Maybe things have changed since 1910. Crazy things. Like high-rises, automobiles, women having the right to vote, etc. But some things never change...I assume the plutocracy back then and the politicians now never actually rode transit other than for photo ops.
 
I've never heard that Bloor-Yonge is the busiest interchange station in the world before, but I wouldn't be overly surprised. Ontario has a habit if building infrastructure in a way that gives us a few massive pieces of infrastructure but poor overall coverage. Compare with Quebec for example. They have more freeways than Ontario and Montreal has more downtown train stations, more freeways, and a bigger subway system than Toronto (not that all of these are bad things). And it's not just Quebec, Alberta has more four lane highways than Ontario thanks to their extensive at grade expressway network.

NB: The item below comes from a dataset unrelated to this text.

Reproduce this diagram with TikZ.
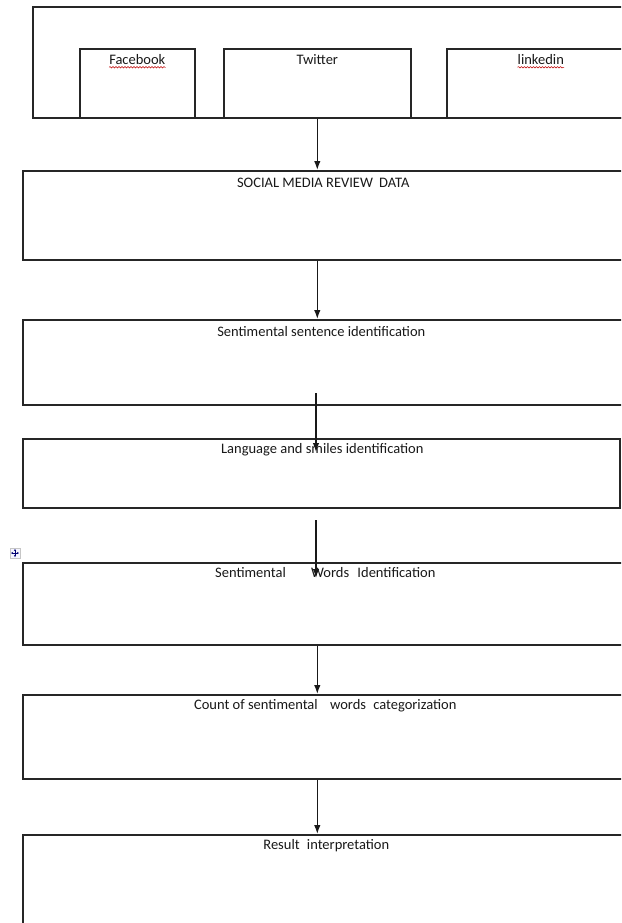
\documentclass[tikz,border=0pt]{standalone}
\usepackage{fontspec}
\setmainfont{Carlito}
\usetikzlibrary{arrows.meta,decorations.pathmorphing}
\begin{document}
\begin{tikzpicture}[x=1pt,y=-1pt,
  box/.style={draw=black!85, line width=1.6pt, inner sep=0pt, anchor=north west},
  lbl/.style={font=\fontsize{14.5}{17}\selectfont, text=black!90, inner sep=0pt},
  flow/.style={draw=black!90, line width=1.3pt, -{Latex[length=9pt,width=6.5pt]}},
  spell/.style={draw=red!75!black, line width=0.5pt, decorate, decoration={snake, amplitude=0.7pt, segment length=3pt}}]
\useasboundingbox (0,0) rectangle (621,923);
\clip (0,0) rectangle (621,923);
\fill[white] (0,0) rectangle (621,923);

% top container and source boxes
\node[box, minimum width=600pt, minimum height=111pt] (outer) at (32,6) {};
\node[box, minimum width=115pt, minimum height=69pt] (fb) at (79,48) {};
\node[box, minimum width=187pt, minimum height=69pt] (tw) at (223,48) {};
\node[box, minimum width=188pt, minimum height=69pt] (li) at (446,48) {};
\node[lbl] (fbT) at ([yshift=-12pt]fb.north) {Facebook};
\node[lbl] (twT) at ([yshift=-12pt]tw.north) {Twitter};
\node[lbl] (liT) at ([yshift=-12pt]li.north) {linkedin};
\draw[spell] ([yshift=-2pt]fbT.south west) -- ([yshift=-2pt]fbT.south east);
\draw[spell] ([yshift=-2pt]liT.south west) -- ([yshift=-2pt]liT.south east);

% process boxes
\node[box, minimum width=601pt, minimum height=89pt] (social) at (22,170) {};
\node[box, minimum width=601pt, minimum height=85pt] (sent) at (22,319) {};
\node[box, minimum width=597pt, minimum height=69pt] (lang) at (22,438) {};
\node[box, minimum width=601pt, minimum height=82pt] (words) at (22,562) {};
\node[box, minimum width=601pt, minimum height=84pt] (count) at (22,694) {};
\node[box, minimum width=601pt, minimum height=120pt] (result) at (22,834) {};

\node[lbl] (socialT) at ([yshift=-13pt]social.north) {SOCIAL MEDIA REVIEW\hspace{3pt} DATA};
\node[lbl] (sentT) at ([xshift=-2pt,yshift=-13pt]sent.north) {Sentimental sentence identification};
\node[lbl] (langT) at ([xshift=1pt,yshift=-12pt]lang.north) {Language and smiles identification};
\node[lbl] (wordsT) at ([xshift=2pt,yshift=-11pt]words.north) {Sentimental\hspace{22pt} Words\hspace{5pt} Identification};
\node[lbl] (countT) at ([xshift=2pt,yshift=-12pt]count.north) {Count of sentimental\hspace{9pt} words\hspace{4pt} categorization};
\node[lbl] (resultT) at ([xshift=3pt,yshift=-12pt]result.north) {Result\hspace{4pt} interpretation};

% connectors
\coordinate (c3a) at (316,393);
\coordinate (c3b) at (316,452);
\coordinate (c4a) at (316,520);
\coordinate (c4b) at (316,578);
\draw[flow] (tw.south) -- (tw.south |- social.north);
\draw[flow] (tw.south |- social.south) -- (tw.south |- sent.north);
\draw[flow] (c3a) -- (c3b);
\draw[flow] (c4a) -- (c4b);
\draw[flow] (tw.south |- words.south) -- (tw.south |- count.north);
\draw[flow] (tw.south |- count.south) -- (tw.south |- result.north);

% table move handle
\node[draw=gray!45, fill=blue!4, minimum size=10pt, inner sep=0pt] (handle) at (15,553) {};
\draw[blue!45!black, line width=0.4pt, {Stealth[length=2pt,width=2pt]}-{Stealth[length=2pt,width=2pt]}] ([yshift=4pt]handle.center) -- ([yshift=-4pt]handle.center);
\draw[blue!45!black, line width=0.4pt, {Stealth[length=2pt,width=2pt]}-{Stealth[length=2pt,width=2pt]}] ([xshift=-4pt]handle.center) -- ([xshift=4pt]handle.center);
\end{tikzpicture}
\end{document}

Ontario has a bit of an "all or nothing" attitude when it comes to infrastructure. We have a barebones subway network but the lines have massive trains. Madrid, for example, is the complete opposite. We have a relatively small 4 lane highway network (by North American standards anyway) and hardly any at grade expressways, 2+1 highways, or super-2s...but at the same time we have the busiest highway in the world. We have very little redundancy in our systems, as the bridge failure in Nipigon showed and as we can see every day at Bloor-Yonge.

I don't know why Ontario is like this, but it's something I notice every time I travel.
 
I've never heard that Bloor-Yonge is the busiest interchange station in the world before, but I wouldn't be overly surprised. Ontario has a habit if building infrastructure in a way that gives us a few massive pieces of infrastructure but poor overall coverage. Compare with Quebec for example. They have more freeways than Ontario and Montreal has more downtown train stations, more freeways, and a bigger subway system than Toronto (not that all of these are bad things). And it's not just Quebec, Alberta has more four lane highways than Ontario thanks to their extensive at grade expressway network.

Ontario has a bit of an "all or nothing" attitude when it comes to infrastructure. We have a barebones subway network but the lines have massive trains. Madrid, for example, is the complete opposite. We have a relatively small 4 lane highway network (by North American standards anyway) and hardly any at grade expressways, 2+1 highways, or super-2s...but at the same time we have the busiest highway in the world. We have very little redundancy in our systems, as the bridge failure in Nipigon showed and as we can see every day at Bloor-Yonge.

I don't know why Ontario is like this, but it's something I notice every time I travel.

Planning here has been very much focuses on squeezing every last ounce of capacity out of our current infrastructure, rather than building new infrastructure.

For example, if a line is over capacity, rather than build new lines we'll
- upgrade signalling system
- longer trains or vehicles
- platform screen doors
- etc, etc

Places like Vancouver will build rapid transit along corridors with ridership so low that it wouldn't even be considered here in Toronto.